⁍ The FAA’s Steve Dickson is due to conduct a two-hour evaluation flight at the controls of a Boeing 737 MAX.
⁍ The flight is another milestone in the U.S. planemaker’s quest to persuade the FAA to lift a March 2019 grounding order.
⁍ If Dickson’s flight and broader reviews go well, the FAA is seen as likely to lift its U.S. grounding order in late November.
– It’s a big day for Boeing and the FAA. The agency’s chief, Steve Dickson, will conduct a two-hour evaluation flight at the controls of a Boeing 737 MAX on Wednesday in a move that could lead to the US lifting its ban on the jet within months, Reuters reports. Dickson, a former military and commercial pilot, has said he won’t sign off on any modifications to the jet until he flies it himself. The two-hour flight at Seattle’s King County International Airport is a key step in Boeing’s effort to get the FAA to lift its ban on the jet, which was issued after two fatal crashes—in Ethiopia and Indonesia—in five months.
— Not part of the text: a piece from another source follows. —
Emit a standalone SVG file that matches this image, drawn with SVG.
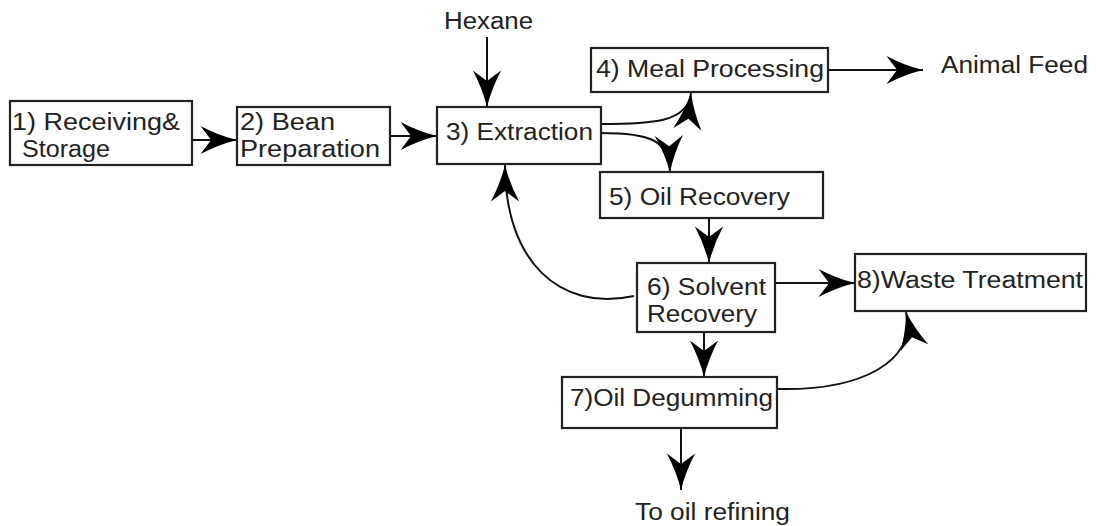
<svg xmlns="http://www.w3.org/2000/svg" width="1096" height="526" viewBox="0 0 1096 526">
  <style>
    .box { fill: #ffffff; stroke: #222222; stroke-width: 2.2; }
    .lbl { font-family: "Liberation Sans", Arial, sans-serif; font-size: 23.5px; fill: #222222; }
    .wire { fill: none; stroke: #111111; stroke-width: 2; marker-end: url(#head); }
  </style>
  <defs>
    <!-- swallow-tail arrowhead, tip at the path end -->
    <marker id="head" markerUnits="userSpaceOnUse" markerWidth="40" markerHeight="40" viewBox="-32 -14 34 28" refX="0" refY="0" orient="auto" overflow="visible">
      <path d="M0,0 Q-16,-4 -31,-12 L-22,0 L-31,12 Q-16,4 0,0 Z" fill="#000000"/>
    </marker>
  </defs>

  <rect width="1096" height="526" fill="#ffffff"/>

  <!-- connectors -->
  <g id="connectors">
    <path class="wire" d="M192,140 L237,140"/>
    <path class="wire" d="M390,136 L437,136"/>
    <path class="wire" d="M487,37 L487,107"/>
    <path class="wire" d="M601,124 C650,124 688,123 691,93"/>
    <path class="wire" d="M601,133 C650,133 669,140 670,172"/>
    <path class="wire" d="M709,218 L709,263"/>
    <path class="wire" d="M634,296 C560,312 505,262 505,165"/>
    <path class="wire" d="M775,283 L855,283"/>
    <path class="wire" d="M704,332 L704,377"/>
    <path class="wire" d="M777,389 C860,391 918,362 906,312"/>
    <path class="wire" d="M681,428 L681,490"/>
    <path class="wire" d="M828,70 L923,70"/>
  </g>

  <g id="n1">
    <rect class="box" x="10" y="101" width="182" height="64"/>
    <text class="lbl" x="12" y="130" textLength="168" lengthAdjust="spacingAndGlyphs">1) Receiving&amp;</text>
    <text class="lbl" x="22" y="157" textLength="88" lengthAdjust="spacingAndGlyphs">Storage</text>
  </g>
  <g id="n2">
    <rect class="box" x="237" y="107" width="153" height="58"/>
    <text class="lbl" x="240" y="130" textLength="95" lengthAdjust="spacingAndGlyphs">2) Bean</text>
    <text class="lbl" x="240" y="157" textLength="140" lengthAdjust="spacingAndGlyphs">Preparation</text>
  </g>
  <g id="n3">
    <rect class="box" x="437" y="107" width="164" height="57"/>
    <text class="lbl" x="446" y="140" textLength="147" lengthAdjust="spacingAndGlyphs">3) Extraction</text>
  </g>
  <g id="n4">
    <rect class="box" x="591" y="48" width="237" height="44"/>
    <text class="lbl" x="596" y="77" textLength="228" lengthAdjust="spacingAndGlyphs">4) Meal Processing</text>
  </g>
  <g id="n5">
    <rect class="box" x="600" y="172" width="223" height="46"/>
    <text class="lbl" x="609" y="205" textLength="181" lengthAdjust="spacingAndGlyphs">5) Oil Recovery</text>
  </g>
  <g id="n6">
    <rect class="box" x="637" y="263" width="138" height="69"/>
    <text class="lbl" x="647" y="295" textLength="119" lengthAdjust="spacingAndGlyphs">6) Solvent</text>
    <text class="lbl" x="647" y="322" textLength="110" lengthAdjust="spacingAndGlyphs">Recovery</text>
  </g>
  <g id="n7">
    <rect class="box" x="562" y="377" width="215" height="51"/>
    <text class="lbl" x="570" y="406" textLength="203" lengthAdjust="spacingAndGlyphs">7)Oil Degumming</text>
  </g>
  <g id="n8">
    <rect class="box" x="855" y="254" width="231" height="57"/>
    <text class="lbl" x="857" y="288" textLength="226" lengthAdjust="spacingAndGlyphs">8)Waste Treatment</text>
  </g>

  <g id="hexane">
    <text class="lbl" x="444" y="29" textLength="89" lengthAdjust="spacingAndGlyphs">Hexane</text>
  </g>
  <g id="animal-feed">
    <text class="lbl" x="941" y="73" textLength="147" lengthAdjust="spacingAndGlyphs">Animal Feed</text>
  </g>
  <g id="oil-refining">
    <text class="lbl" x="635" y="520" textLength="155" lengthAdjust="spacingAndGlyphs">To oil refining</text>
  </g>
</svg>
Dickson will test a number of Boeing design and operations upgrades intended to prevent similar disasters. In both crashes, a flawed control system known as MCAS, triggered by faulty data from a single airflow sensor, repeatedly and forcefully pushed down the jet’s nose as pilots struggled to intervene. If Dickson’s flight and broader reviews go well, the FAA is seen as likely to lift its US grounding order in late November, industry sources say, putting the MAX on a path to resume commercial service potentially before year-end. That timeline jibes with comments last week from Dickson’s counterpart in Europe, Patrick Ky. Ky said the European Union Aviation Safety Agency (EASA) expects to lift its technical ban ‘not long’ after the FAA, but national operational clearances needed for individual airlines to resume flying could take longer.